Records to process:
○ ○ ○ ○ ○ ○ ○

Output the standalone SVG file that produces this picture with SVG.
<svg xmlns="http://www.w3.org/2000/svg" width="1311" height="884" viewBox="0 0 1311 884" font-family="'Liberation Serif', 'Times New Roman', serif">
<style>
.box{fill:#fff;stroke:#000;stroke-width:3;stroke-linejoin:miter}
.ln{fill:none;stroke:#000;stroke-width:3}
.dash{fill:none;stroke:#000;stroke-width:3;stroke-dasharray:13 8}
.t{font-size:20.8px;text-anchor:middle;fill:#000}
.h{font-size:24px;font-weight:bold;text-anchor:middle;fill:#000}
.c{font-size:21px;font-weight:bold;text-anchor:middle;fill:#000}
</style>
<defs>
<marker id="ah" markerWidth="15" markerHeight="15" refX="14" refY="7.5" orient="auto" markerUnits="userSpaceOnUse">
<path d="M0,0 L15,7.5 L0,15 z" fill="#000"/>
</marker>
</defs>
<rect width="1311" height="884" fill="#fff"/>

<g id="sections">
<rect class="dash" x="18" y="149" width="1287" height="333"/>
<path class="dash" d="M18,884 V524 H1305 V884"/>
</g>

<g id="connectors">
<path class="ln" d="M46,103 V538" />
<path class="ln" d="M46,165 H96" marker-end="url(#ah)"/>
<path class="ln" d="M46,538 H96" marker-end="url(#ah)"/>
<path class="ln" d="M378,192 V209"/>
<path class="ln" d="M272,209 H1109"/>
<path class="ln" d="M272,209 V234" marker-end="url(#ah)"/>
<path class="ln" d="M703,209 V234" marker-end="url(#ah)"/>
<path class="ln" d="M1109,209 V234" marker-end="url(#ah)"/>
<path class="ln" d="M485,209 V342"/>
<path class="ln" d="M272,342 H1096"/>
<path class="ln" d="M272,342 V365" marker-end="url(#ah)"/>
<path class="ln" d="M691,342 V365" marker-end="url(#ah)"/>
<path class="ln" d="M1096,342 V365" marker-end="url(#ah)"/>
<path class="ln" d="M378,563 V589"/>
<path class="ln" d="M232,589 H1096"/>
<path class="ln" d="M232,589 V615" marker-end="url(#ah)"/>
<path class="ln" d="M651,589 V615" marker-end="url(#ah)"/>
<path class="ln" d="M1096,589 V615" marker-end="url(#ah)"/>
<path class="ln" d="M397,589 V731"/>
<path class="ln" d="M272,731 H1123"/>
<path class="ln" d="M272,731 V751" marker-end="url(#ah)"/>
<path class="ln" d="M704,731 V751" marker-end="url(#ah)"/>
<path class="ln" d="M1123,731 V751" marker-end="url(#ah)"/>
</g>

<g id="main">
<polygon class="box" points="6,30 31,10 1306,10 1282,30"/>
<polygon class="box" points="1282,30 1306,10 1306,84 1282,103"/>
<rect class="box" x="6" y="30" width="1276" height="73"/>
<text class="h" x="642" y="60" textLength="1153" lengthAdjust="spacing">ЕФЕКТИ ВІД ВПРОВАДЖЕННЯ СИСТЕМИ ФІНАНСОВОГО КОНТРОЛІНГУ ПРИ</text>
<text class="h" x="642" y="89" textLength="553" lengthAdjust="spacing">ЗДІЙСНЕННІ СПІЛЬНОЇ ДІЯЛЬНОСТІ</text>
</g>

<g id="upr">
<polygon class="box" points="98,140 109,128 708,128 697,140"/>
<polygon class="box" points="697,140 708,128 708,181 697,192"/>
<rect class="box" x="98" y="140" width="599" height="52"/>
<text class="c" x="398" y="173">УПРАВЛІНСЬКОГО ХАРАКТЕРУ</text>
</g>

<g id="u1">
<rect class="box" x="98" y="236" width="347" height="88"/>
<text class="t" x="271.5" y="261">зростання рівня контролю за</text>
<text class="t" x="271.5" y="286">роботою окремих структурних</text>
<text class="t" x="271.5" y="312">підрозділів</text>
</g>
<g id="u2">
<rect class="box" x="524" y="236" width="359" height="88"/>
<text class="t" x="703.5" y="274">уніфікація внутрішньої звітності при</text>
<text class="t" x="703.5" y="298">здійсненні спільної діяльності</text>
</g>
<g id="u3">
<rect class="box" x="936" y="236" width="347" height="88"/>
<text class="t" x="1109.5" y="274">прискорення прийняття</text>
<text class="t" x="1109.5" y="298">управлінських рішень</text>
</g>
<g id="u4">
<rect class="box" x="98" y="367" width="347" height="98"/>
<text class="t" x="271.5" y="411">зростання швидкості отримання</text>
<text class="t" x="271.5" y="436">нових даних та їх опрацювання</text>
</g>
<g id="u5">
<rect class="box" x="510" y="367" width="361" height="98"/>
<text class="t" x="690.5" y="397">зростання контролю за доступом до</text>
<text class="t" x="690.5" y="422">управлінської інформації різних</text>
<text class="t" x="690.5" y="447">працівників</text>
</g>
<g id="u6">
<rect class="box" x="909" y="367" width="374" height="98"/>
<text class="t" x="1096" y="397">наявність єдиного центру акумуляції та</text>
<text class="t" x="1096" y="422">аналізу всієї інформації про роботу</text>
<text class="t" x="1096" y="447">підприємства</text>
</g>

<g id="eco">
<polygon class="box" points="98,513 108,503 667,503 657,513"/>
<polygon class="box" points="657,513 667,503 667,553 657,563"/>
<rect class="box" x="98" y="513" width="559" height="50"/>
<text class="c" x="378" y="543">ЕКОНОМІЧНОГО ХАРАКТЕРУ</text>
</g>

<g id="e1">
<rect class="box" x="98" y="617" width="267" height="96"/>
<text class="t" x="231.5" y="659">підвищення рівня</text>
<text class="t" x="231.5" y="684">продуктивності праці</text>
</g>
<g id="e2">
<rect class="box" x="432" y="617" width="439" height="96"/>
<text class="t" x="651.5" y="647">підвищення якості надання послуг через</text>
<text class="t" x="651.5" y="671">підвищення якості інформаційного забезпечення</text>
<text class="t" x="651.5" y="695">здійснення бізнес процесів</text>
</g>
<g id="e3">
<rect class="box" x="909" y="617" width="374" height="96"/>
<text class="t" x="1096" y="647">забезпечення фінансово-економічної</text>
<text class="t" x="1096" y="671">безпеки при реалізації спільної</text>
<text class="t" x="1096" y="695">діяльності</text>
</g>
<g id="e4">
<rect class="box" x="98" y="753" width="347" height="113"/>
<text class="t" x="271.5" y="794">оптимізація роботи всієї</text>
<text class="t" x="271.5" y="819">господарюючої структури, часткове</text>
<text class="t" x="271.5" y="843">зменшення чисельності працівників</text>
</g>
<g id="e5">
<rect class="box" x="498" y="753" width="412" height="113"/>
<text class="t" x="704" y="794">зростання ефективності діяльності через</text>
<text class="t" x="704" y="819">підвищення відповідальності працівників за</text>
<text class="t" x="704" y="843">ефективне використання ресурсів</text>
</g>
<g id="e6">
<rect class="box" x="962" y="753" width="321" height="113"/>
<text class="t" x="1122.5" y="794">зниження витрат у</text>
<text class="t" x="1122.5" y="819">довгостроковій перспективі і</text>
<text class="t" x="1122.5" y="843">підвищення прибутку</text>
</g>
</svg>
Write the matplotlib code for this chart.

○ ○ ○ ○ ○ ○ ○

Objective:
Reproduce every record, matching each line exactly.

Solution to the exercise:
Output the standalone SVG file that produces this picture with SVG.
<svg xmlns="http://www.w3.org/2000/svg" width="1311" height="884" viewBox="0 0 1311 884" font-family="'Liberation Serif', 'Times New Roman', serif">
<style>
.box{fill:#fff;stroke:#000;stroke-width:3;stroke-linejoin:miter}
.ln{fill:none;stroke:#000;stroke-width:3}
.dash{fill:none;stroke:#000;stroke-width:3;stroke-dasharray:13 8}
.t{font-size:20.8px;text-anchor:middle;fill:#000}
.h{font-size:24px;font-weight:bold;text-anchor:middle;fill:#000}
.c{font-size:21px;font-weight:bold;text-anchor:middle;fill:#000}
</style>
<defs>
<marker id="ah" markerWidth="15" markerHeight="15" refX="14" refY="7.5" orient="auto" markerUnits="userSpaceOnUse">
<path d="M0,0 L15,7.5 L0,15 z" fill="#000"/>
</marker>
</defs>
<rect width="1311" height="884" fill="#fff"/>

<g id="sections">
<rect class="dash" x="18" y="149" width="1287" height="333"/>
<path class="dash" d="M18,884 V524 H1305 V884"/>
</g>

<g id="connectors">
<path class="ln" d="M46,103 V538" />
<path class="ln" d="M46,165 H96" marker-end="url(#ah)"/>
<path class="ln" d="M46,538 H96" marker-end="url(#ah)"/>
<path class="ln" d="M378,192 V209"/>
<path class="ln" d="M272,209 H1109"/>
<path class="ln" d="M272,209 V234" marker-end="url(#ah)"/>
<path class="ln" d="M703,209 V234" marker-end="url(#ah)"/>
<path class="ln" d="M1109,209 V234" marker-end="url(#ah)"/>
<path class="ln" d="M485,209 V342"/>
<path class="ln" d="M272,342 H1096"/>
<path class="ln" d="M272,342 V365" marker-end="url(#ah)"/>
<path class="ln" d="M691,342 V365" marker-end="url(#ah)"/>
<path class="ln" d="M1096,342 V365" marker-end="url(#ah)"/>
<path class="ln" d="M378,563 V589"/>
<path class="ln" d="M232,589 H1096"/>
<path class="ln" d="M232,589 V615" marker-end="url(#ah)"/>
<path class="ln" d="M651,589 V615" marker-end="url(#ah)"/>
<path class="ln" d="M1096,589 V615" marker-end="url(#ah)"/>
<path class="ln" d="M397,589 V731"/>
<path class="ln" d="M272,731 H1123"/>
<path class="ln" d="M272,731 V751" marker-end="url(#ah)"/>
<path class="ln" d="M704,731 V751" marker-end="url(#ah)"/>
<path class="ln" d="M1123,731 V751" marker-end="url(#ah)"/>
</g>

<g id="main">
<polygon class="box" points="6,30 31,10 1306,10 1282,30"/>
<polygon class="box" points="1282,30 1306,10 1306,84 1282,103"/>
<rect class="box" x="6" y="30" width="1276" height="73"/>
<text class="h" x="642" y="60" textLength="1153" lengthAdjust="spacing">ЕФЕКТИ ВІД ВПРОВАДЖЕННЯ СИСТЕМИ ФІНАНСОВОГО КОНТРОЛІНГУ ПРИ</text>
<text class="h" x="642" y="89" textLength="553" lengthAdjust="spacing">ЗДІЙСНЕННІ СПІЛЬНОЇ ДІЯЛЬНОСТІ</text>
</g>

<g id="upr">
<polygon class="box" points="98,140 109,128 708,128 697,140"/>
<polygon class="box" points="697,140 708,128 708,181 697,192"/>
<rect class="box" x="98" y="140" width="599" height="52"/>
<text class="c" x="398" y="173">УПРАВЛІНСЬКОГО ХАРАКТЕРУ</text>
</g>

<g id="u1">
<rect class="box" x="98" y="236" width="347" height="88"/>
<text class="t" x="271.5" y="261">зростання рівня контролю за</text>
<text class="t" x="271.5" y="286">роботою окремих структурних</text>
<text class="t" x="271.5" y="312">підрозділів</text>
</g>
<g id="u2">
<rect class="box" x="524" y="236" width="359" height="88"/>
<text class="t" x="703.5" y="274">уніфікація внутрішньої звітності при</text>
<text class="t" x="703.5" y="298">здійсненні спільної діяльності</text>
</g>
<g id="u3">
<rect class="box" x="936" y="236" width="347" height="88"/>
<text class="t" x="1109.5" y="274">прискорення прийняття</text>
<text class="t" x="1109.5" y="298">управлінських рішень</text>
</g>
<g id="u4">
<rect class="box" x="98" y="367" width="347" height="98"/>
<text class="t" x="271.5" y="411">зростання швидкості отримання</text>
<text class="t" x="271.5" y="436">нових даних та їх опрацювання</text>
</g>
<g id="u5">
<rect class="box" x="510" y="367" width="361" height="98"/>
<text class="t" x="690.5" y="397">зростання контролю за доступом до</text>
<text class="t" x="690.5" y="422">управлінської інформації різних</text>
<text class="t" x="690.5" y="447">працівників</text>
</g>
<g id="u6">
<rect class="box" x="909" y="367" width="374" height="98"/>
<text class="t" x="1096" y="397">наявність єдиного центру акумуляції та</text>
<text class="t" x="1096" y="422">аналізу всієї інформації про роботу</text>
<text class="t" x="1096" y="447">підприємства</text>
</g>

<g id="eco">
<polygon class="box" points="98,513 108,503 667,503 657,513"/>
<polygon class="box" points="657,513 667,503 667,553 657,563"/>
<rect class="box" x="98" y="513" width="559" height="50"/>
<text class="c" x="378" y="543">ЕКОНОМІЧНОГО ХАРАКТЕРУ</text>
</g>

<g id="e1">
<rect class="box" x="98" y="617" width="267" height="96"/>
<text class="t" x="231.5" y="659">підвищення рівня</text>
<text class="t" x="231.5" y="684">продуктивності праці</text>
</g>
<g id="e2">
<rect class="box" x="432" y="617" width="439" height="96"/>
<text class="t" x="651.5" y="647">підвищення якості надання послуг через</text>
<text class="t" x="651.5" y="671">підвищення якості інформаційного забезпечення</text>
<text class="t" x="651.5" y="695">здійснення бізнес процесів</text>
</g>
<g id="e3">
<rect class="box" x="909" y="617" width="374" height="96"/>
<text class="t" x="1096" y="647">забезпечення фінансово-економічної</text>
<text class="t" x="1096" y="671">безпеки при реалізації спільної</text>
<text class="t" x="1096" y="695">діяльності</text>
</g>
<g id="e4">
<rect class="box" x="98" y="753" width="347" height="113"/>
<text class="t" x="271.5" y="794">оптимізація роботи всієї</text>
<text class="t" x="271.5" y="819">господарюючої структури, часткове</text>
<text class="t" x="271.5" y="843">зменшення чисельності працівників</text>
</g>
<g id="e5">
<rect class="box" x="498" y="753" width="412" height="113"/>
<text class="t" x="704" y="794">зростання ефективності діяльності через</text>
<text class="t" x="704" y="819">підвищення відповідальності працівників за</text>
<text class="t" x="704" y="843">ефективне використання ресурсів</text>
</g>
<g id="e6">
<rect class="box" x="962" y="753" width="321" height="113"/>
<text class="t" x="1122.5" y="794">зниження витрат у</text>
<text class="t" x="1122.5" y="819">довгостроковій перспективі і</text>
<text class="t" x="1122.5" y="843">підвищення прибутку</text>
</g>
</svg>
Write the matplotlib code for this chart.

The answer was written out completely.